The text was wrong, the production was (I think) correct.  It 
should have said that paragraphs are separated by "at least one
blank line."  I'll fix it..

> I tend to think of the STNG document structure as being:
> 
> BlankLine = S* NL
> TextLine  = <<informally, a line with text in it>> NL
> Paragraph = TextLine+
> StructuredTextNG = BlankLine* Paragraph
>                    (BlankLine+ Paragraph)*
>                    BlankLine*

Almost..  But since I define paragraphs *not* to include their
trailing newline, you need at least two *newlines* between paragraphs.
Also, the way you wrote it, there's an ambiguity as to whether
trailing spaces belong in the paragraph and the blank line.. (I
wrote my implementation of ebnfla so it checks for all possible
ambiguities, so this type of thing is easier to detect when you're
actually playing with rules).  Finally, your rule doesn't allow
for strings that contain a final blank line that isn't terminated
by a newline.  I'll try to give a better explanation of the 
rule in http://www.cis.upenn.edu/~edloper/pydoc/stminus-001.html
when I get a chance.

> This assumes that the empty document (only consisting of zero or more
> blank lines) isn't allowed, which makes the production simpler - I
> suppose that first "Blankline* Paragraph" could become a "?" group (0 or
> 1 occurrences) if needs be...

I assumed that the empty document was acceptable..  Unless there's a
reason to make in unacceptable.

> It's that first paragraph that's the problem - if it had to have a
> starting blank line life would be a lot simpler (indeed, I think STNG
> solves this problem by pretending it does!).

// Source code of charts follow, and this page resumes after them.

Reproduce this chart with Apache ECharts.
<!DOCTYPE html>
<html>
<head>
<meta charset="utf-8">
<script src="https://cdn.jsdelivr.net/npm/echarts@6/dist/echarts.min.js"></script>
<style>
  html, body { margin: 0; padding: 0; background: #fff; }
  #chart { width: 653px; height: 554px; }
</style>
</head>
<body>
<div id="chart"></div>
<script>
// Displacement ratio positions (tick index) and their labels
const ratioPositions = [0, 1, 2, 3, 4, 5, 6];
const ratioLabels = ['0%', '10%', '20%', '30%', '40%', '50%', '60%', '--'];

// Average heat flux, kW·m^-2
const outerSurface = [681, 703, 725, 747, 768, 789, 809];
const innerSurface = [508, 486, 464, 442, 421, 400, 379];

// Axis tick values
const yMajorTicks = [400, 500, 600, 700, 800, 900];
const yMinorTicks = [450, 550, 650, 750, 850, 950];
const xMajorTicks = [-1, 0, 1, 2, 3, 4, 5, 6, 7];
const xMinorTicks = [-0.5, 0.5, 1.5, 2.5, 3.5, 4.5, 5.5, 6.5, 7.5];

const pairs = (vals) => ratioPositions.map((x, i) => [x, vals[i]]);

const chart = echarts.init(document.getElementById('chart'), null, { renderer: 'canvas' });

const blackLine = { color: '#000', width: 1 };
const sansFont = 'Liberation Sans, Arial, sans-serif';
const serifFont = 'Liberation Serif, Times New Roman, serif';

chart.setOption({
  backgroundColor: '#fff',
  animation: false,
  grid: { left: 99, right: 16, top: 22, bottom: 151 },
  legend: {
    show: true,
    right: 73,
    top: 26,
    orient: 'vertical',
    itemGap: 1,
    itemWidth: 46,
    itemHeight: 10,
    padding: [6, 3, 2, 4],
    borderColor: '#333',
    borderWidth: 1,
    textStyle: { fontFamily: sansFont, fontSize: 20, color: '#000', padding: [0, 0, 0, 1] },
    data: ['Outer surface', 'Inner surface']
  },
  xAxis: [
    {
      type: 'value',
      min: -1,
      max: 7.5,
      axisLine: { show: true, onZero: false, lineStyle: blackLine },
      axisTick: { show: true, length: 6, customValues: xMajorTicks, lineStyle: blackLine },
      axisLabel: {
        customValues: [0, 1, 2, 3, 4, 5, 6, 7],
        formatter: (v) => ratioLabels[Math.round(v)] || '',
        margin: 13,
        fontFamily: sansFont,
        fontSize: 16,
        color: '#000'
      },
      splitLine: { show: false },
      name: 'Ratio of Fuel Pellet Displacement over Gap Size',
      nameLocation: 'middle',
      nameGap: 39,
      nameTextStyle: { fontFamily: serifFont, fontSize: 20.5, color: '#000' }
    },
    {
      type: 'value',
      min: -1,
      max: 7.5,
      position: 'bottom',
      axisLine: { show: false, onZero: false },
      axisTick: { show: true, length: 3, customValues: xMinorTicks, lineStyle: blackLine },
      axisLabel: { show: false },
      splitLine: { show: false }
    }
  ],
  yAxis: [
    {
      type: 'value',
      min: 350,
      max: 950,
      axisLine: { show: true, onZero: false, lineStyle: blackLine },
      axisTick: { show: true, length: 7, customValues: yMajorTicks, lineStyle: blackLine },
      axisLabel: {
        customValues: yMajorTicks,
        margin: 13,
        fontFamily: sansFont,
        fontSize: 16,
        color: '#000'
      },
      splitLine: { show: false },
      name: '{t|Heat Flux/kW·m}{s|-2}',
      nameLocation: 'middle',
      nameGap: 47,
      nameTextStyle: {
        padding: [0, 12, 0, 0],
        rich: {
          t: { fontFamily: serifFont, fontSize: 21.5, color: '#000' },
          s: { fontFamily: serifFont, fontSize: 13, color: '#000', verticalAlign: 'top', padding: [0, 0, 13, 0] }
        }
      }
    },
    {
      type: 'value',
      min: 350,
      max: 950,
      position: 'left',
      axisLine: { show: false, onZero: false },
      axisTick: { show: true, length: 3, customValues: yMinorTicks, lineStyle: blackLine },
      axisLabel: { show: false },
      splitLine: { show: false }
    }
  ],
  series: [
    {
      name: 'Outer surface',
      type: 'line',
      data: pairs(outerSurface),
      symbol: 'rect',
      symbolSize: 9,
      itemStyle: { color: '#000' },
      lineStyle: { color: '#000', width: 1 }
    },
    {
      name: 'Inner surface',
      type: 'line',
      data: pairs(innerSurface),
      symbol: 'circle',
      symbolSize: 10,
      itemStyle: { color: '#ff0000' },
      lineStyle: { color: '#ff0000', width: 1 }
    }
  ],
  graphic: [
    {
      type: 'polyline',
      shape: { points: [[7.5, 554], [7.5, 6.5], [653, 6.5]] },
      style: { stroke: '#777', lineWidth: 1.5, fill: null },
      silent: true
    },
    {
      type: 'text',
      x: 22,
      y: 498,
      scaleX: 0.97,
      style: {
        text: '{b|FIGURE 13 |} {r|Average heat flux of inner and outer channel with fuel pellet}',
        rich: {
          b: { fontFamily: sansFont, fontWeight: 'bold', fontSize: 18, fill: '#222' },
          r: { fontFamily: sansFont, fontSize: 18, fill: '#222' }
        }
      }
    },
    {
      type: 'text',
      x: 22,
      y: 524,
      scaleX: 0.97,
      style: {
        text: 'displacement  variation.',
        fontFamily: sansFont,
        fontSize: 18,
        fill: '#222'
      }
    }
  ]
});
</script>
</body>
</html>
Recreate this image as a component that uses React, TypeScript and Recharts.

If we had a starting break, we would still need::

  StructuredText = (S* NL)*
                   (NL (S* NL)+ Paragraph | NL (S* NL)+ ListItem)* 
                   (NL S*)*

instead of::

  StructuredText = (S* NL)* (Paragraph | ListItem)?
                   (NL (S* NL)+ Paragraph | NL (S* NL)+ ListItem)* 
                   (NL S*)*

> Surely for the common-denominator, you don't need to separate out list
> items from paragraphs in this production?

I separated out list items from paragraphs to make it easier to
replace the rule for STpy.  We could very easily say instead::

  StructuredText = (S* NL)* Entity?
                   (NL (S* NL)+Entity)* 
                   (NL S*)*
  Entity = Paragraph | ListItem

If you think that's easier to read.  It defines the same language, so
it doesn't really matter to me. :)

> Or, if you do:
> 
> Paragraph = ( ListItem | TextLine )
>             TextLine*

I tried to make all of my productions correspond to their actual 
entities..  So you shouldn't need to do (much) postprocessing on
the output of STminus.  For example, the Paragraph production 
should give an entire paragraph, not just its first line.  I think
I may add ULItem, OLItem, and DLItem productions for similar 
reasons (without changing the language defined by the productions)

> Hmm. Anyway, I'm still very impressed - keep up the good work!

Thanks!  You've done some impressive work, yourself.